**Aim of the exercise:** Only the lines from the start of the data through the line containing "Line, XAxis, YAxis" should be written out, exactly as they are, with both ends included and the pictures left out.

**Recorded data:**

═══

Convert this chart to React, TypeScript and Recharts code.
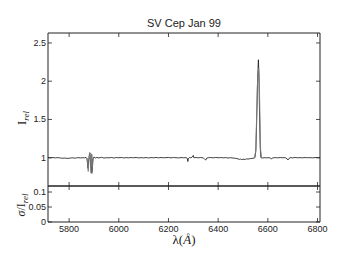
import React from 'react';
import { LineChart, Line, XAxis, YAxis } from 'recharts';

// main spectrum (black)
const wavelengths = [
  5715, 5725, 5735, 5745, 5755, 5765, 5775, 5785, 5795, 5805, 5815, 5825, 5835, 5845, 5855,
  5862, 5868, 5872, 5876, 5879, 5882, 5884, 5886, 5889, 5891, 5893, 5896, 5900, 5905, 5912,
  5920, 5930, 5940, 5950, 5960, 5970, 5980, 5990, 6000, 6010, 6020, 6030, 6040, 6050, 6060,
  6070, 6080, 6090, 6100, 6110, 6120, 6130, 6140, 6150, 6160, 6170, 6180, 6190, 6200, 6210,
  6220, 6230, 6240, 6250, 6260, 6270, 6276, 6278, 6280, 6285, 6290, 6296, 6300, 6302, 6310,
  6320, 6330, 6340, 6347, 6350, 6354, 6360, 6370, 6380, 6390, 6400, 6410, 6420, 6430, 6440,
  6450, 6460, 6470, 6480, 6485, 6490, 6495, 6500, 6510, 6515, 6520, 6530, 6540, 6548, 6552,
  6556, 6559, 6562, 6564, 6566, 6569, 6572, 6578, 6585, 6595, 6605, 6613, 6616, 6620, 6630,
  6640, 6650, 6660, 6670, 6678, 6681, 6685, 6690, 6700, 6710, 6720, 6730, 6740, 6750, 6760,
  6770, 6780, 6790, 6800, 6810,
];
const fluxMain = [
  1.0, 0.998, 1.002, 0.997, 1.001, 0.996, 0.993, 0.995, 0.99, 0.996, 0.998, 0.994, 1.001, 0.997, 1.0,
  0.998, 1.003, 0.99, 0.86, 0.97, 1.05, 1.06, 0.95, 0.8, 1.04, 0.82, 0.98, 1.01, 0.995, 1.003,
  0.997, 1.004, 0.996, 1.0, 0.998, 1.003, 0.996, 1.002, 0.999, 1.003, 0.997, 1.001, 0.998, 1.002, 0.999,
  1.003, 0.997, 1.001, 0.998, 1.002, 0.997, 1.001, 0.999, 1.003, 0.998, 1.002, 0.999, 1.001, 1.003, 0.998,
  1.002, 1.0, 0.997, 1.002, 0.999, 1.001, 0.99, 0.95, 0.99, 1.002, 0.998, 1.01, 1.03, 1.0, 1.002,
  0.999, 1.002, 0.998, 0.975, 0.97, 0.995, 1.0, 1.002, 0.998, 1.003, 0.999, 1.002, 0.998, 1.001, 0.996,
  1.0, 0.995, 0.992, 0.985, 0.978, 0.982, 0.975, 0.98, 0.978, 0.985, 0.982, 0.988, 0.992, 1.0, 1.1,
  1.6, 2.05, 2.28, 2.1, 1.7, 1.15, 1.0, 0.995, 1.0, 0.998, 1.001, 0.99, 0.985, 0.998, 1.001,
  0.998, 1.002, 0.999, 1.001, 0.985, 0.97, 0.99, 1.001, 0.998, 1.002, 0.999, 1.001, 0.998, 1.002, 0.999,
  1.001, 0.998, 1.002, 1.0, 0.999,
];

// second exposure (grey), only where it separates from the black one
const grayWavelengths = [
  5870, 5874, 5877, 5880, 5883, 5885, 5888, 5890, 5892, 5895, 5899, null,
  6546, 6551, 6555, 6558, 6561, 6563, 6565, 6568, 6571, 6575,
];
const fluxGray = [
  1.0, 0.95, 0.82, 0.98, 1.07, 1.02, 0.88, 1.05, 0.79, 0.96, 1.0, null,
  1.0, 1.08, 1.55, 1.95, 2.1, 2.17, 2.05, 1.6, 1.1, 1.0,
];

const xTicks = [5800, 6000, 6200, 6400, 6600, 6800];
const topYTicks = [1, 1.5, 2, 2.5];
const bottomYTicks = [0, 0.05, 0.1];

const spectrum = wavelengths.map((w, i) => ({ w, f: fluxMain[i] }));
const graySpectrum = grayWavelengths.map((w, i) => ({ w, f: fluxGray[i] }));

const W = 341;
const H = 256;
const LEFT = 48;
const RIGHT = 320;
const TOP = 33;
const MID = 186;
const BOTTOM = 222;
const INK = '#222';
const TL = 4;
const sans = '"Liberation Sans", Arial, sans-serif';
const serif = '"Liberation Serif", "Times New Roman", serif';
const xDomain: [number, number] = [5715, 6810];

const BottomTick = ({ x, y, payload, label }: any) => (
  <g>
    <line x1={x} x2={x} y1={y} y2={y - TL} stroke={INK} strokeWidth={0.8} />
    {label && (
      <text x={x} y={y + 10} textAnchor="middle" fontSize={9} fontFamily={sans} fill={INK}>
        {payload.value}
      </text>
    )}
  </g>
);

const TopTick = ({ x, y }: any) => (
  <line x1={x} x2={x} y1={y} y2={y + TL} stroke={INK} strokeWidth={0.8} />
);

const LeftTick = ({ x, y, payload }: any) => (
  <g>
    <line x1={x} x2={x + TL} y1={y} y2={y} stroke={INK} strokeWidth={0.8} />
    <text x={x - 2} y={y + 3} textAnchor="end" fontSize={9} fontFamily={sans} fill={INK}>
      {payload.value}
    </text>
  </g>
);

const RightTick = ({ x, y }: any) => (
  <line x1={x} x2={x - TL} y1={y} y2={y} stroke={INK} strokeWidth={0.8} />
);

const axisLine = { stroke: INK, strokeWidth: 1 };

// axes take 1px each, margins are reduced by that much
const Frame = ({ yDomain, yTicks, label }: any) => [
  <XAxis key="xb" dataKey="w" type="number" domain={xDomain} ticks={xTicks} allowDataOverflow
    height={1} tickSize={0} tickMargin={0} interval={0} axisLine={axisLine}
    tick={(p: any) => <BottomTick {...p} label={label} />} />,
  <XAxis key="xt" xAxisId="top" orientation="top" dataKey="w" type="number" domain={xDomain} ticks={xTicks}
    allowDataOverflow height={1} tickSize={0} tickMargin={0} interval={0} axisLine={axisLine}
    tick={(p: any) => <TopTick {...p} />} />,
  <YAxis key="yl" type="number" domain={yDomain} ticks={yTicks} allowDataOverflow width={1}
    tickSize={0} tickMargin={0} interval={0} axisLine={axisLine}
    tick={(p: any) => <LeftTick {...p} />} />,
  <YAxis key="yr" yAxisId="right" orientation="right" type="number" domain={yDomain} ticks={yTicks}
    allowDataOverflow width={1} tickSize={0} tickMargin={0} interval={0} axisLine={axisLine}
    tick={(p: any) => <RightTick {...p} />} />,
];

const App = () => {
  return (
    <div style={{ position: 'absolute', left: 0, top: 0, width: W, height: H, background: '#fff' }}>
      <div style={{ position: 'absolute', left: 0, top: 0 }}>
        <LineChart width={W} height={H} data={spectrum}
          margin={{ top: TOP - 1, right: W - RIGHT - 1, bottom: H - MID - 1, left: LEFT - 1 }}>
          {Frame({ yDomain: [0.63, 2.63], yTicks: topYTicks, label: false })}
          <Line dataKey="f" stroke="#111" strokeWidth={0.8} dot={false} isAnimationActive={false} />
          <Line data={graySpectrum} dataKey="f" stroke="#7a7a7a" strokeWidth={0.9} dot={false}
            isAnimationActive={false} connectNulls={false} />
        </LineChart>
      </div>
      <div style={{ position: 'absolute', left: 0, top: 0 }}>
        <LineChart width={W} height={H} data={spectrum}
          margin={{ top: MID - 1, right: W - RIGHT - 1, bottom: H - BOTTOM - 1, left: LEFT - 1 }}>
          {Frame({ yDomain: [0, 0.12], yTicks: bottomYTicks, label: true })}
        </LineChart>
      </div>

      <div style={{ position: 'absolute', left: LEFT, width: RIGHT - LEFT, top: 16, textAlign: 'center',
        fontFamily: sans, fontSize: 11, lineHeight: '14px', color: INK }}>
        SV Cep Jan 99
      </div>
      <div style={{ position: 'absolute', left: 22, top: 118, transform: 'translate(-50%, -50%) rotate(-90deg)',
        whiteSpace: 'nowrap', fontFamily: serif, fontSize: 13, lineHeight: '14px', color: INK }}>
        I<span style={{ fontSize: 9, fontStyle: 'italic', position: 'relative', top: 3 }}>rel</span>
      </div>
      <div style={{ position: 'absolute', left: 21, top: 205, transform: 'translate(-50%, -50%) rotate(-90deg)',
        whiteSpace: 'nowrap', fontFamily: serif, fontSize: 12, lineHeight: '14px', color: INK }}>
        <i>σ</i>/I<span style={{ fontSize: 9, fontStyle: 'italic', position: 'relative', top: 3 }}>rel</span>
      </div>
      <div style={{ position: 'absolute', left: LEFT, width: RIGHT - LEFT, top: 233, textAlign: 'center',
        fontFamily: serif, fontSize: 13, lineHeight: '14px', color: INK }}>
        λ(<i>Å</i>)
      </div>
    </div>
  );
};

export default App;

═══

**Solution for this task:**
Convert this chart to React, TypeScript and Recharts code.
import React from 'react';
import { LineChart, Line, XAxis, YAxis } from 'recharts';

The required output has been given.